If voters choose, they could still show up in person.
These are all good things, but we’re frustrated by the method in which it came about.
The Democrats have gained enough of a majority in state politics this year to push bills through without Republican support. As such, this bill was drafted with no input from Republican legislators and no conversation with the department it would most affect: that of Colorado’s Secretary of State.
Democrats who helped push the bill forward claim bipartisan support through their consultation with county clerks, who straddle both sides of the spectrum. Dickey Lee Hullinghorst, Colorado’s House majority leader, told the board she doesn’t want this bill to become a partisan issue. And yet, by alienating the Secretary of State and Republican legislators, that sentiment seems to have come too late.
Unfortunately, this bill is being championed or derided based more on political infighting than on its merit.
The switch to an all-mail ballot system isn’t a huge problem in our book. Nearly 3/4 of voters voted by mail in the 2012 election, so most voters have already made the switch.
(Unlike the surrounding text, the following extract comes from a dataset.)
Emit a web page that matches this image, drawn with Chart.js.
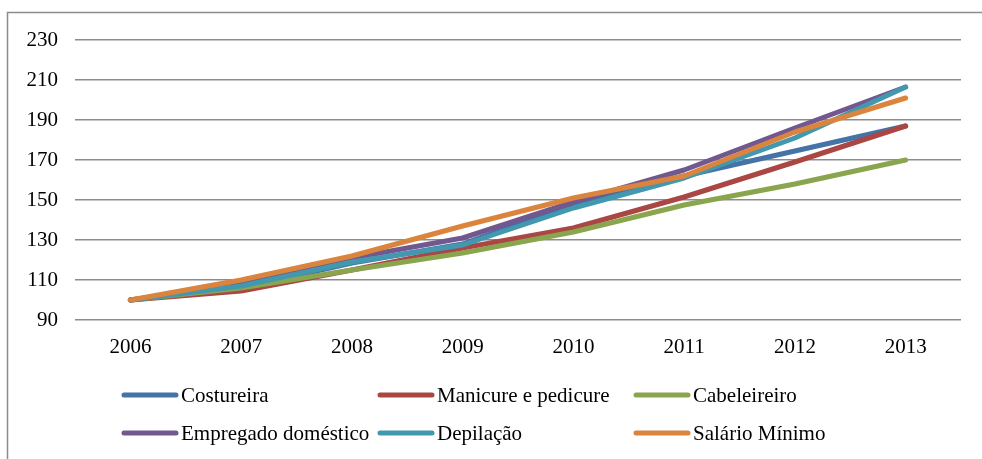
<!DOCTYPE html>
<html>
<head>
<meta charset="utf-8">
<script src="https://cdn.jsdelivr.net/npm/chart.js@4/dist/chart.umd.min.js"></script>
<style>
html, body { margin:0; padding:0; background:#fff; }
#wrap { width:982px; height:459px; position:relative; }
</style>
</head>
<body>
<div id="wrap"><canvas id="chart" width="982" height="459"></canvas></div>
<script>
const years = ["2006","2007","2008","2009","2010","2011","2012","2013"]

const costureira = [100, 106, 118.5, 128, 148, 162, 174.5, 187]
const manicure   = [100, 104.5, 115, 126, 136, 151.5, 169, 187]
const cabeleireiro = [100, 106, 115, 123.5, 134, 147.5, 158, 170]
const empregado  = [100, 108, 121, 131, 149, 165, 186, 206.5]
const depilacao  = [100, 107, 119, 127.5, 146, 161, 181, 206.5]
const salario    = [100, 110, 122, 137, 151, 162, 184, 201]

const yTicks = [90, 110, 130, 150, 170, 190, 210, 230]

const seriesNames = ["Costureira","Manicure e pedicure","Cabeleireiro","Empregado doméstico","Depilação","Salário Mínimo"]
const seriesData = [costureira, manicure, cabeleireiro, empregado, depilacao, salario]
const seriesColors = ["#4572A7","#AA4643","#89A54E","#71588F","#4198AF","#DB843D"]

const FONT = "'Liberation Serif', 'Times New Roman', serif"

// border + legend in 3 columns, like the original
const framePlugin = {
    id:"frame",
    beforeDraw(chart){
        const c = chart.ctx
        c.save()
        c.fillStyle = "#fff"
        c.fillRect(0, 0, chart.width, chart.height)
        c.strokeStyle = "#8c8c8c"
        c.lineWidth = 1.5
        c.strokeRect(7.5, 12.5, 990, 470)
        c.restore()
    },
    afterDraw(chart){
        const c = chart.ctx
        const cols = [122, 378, 634]
        const rows = [395, 433]
        c.save()
        c.font = "21px " + FONT
        c.textBaseline = "middle"
        c.lineCap = "round"
        chart.data.datasets.forEach((ds, i) => {
            const x = cols[i % 3]
            const y = rows[Math.floor(i / 3)]
            c.strokeStyle = ds.borderColor
            c.lineWidth = 5
            c.beginPath()
            c.moveTo(x + 2, y)
            c.lineTo(x + 54, y)
            c.stroke()
            c.fillStyle = "#000"
            c.fillText(ds.label, x + 59, y + 1)
        })
        c.restore()
    }
}

const ctx = document.getElementById("chart")

const chart = new Chart(ctx, {
    type:"line",
    data:{
        labels:years,
        datasets:seriesNames.map((name, i) => ({
            label:name,
            data:seriesData[i],
            borderColor:seriesColors[i],
            backgroundColor:seriesColors[i],
            borderWidth:5,
            borderCapStyle:"round",
            borderJoinStyle:"round",
            pointRadius:0,
            tension:0,
            fill:false,
            order:seriesNames.length - i
        }))
    },
    options:{
        responsive:false,
        animation:false,
        devicePixelRatio:1,
        layout:{ padding:{ left:8, right:21, top:40, bottom:0 } },
        plugins:{
            legend:{ display:false },
            tooltip:{ enabled:false }
        },
        scales:{
            x:{
                offset:true,
                grid:{ display:false, drawTicks:false },
                border:{ display:false },
                ticks:{ color:"#000", font:{ family:FONT, size:21 }, padding:15, maxRotation:0 },
                afterFit(s){ s.height = 139 }
            },
            y:{
                min:90,
                max:230,
                afterBuildTicks(s){ s.ticks = yTicks.map(v => ({ value:v })) },
                grid:{ color:"#8c8c8c", lineWidth:1.5, drawTicks:false },
                border:{ display:false },
                ticks:{ color:"#000", font:{ family:FONT, size:21 }, padding:17 },
                afterFit(s){ s.width = 67 }
            }
        }
    },
    plugins:[framePlugin]
})
</script>
</body>
</html>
And those who haven’t would still get the option of voting in person.
When it comes to same-day registration—the other big portion of the bill—opponents have reason to at least question potential fraud issues. We believe that same-day registration isn’t unusual and is ultimately in our best interests—nearly a quarter of U.S. states currently have this method in place. However, given that a voter can walk into a vote center and cast a provisional ballot with nothing more than an easily forged utility bill, we believe that increased voter ID laws should accompany this plan. Without bipartisan support, that’s not likely to happen.
If the bill passes, the Secretary of State’s office and county clerks will have until the fall to get the new provisions ready. That’s a short time frame to switch to all-mail balloting and implement election centers like those already in place in Larimer County. Most importantly, the creation of a real-time statewide database to prohibit dual votes would have to be created and spread statewide in a whirlwind amount of time.
It seems like everything about this bill is rushed, from it being submitted at the 11th hour of the session to its implementation timetable. And we all know that we rarely make the best decisions when placed under time-sensitive pressure.
We support the tenets of this bill. We want voting to be as easy of a process as possible for all residents of Colorado. We side with the majority of Colorado’s county clerks in believing that all-mail voting can be handled securely. We believe same-day registration can get more residents to show up at the polls, as long as fraud concerns are addressed.
They’re all things worthy of championing. But the method in which they came to be seems wrong, and the timing seems unnecessarily rushed.
Save this one for next year, and give legislators and citizens a better chance to weigh in.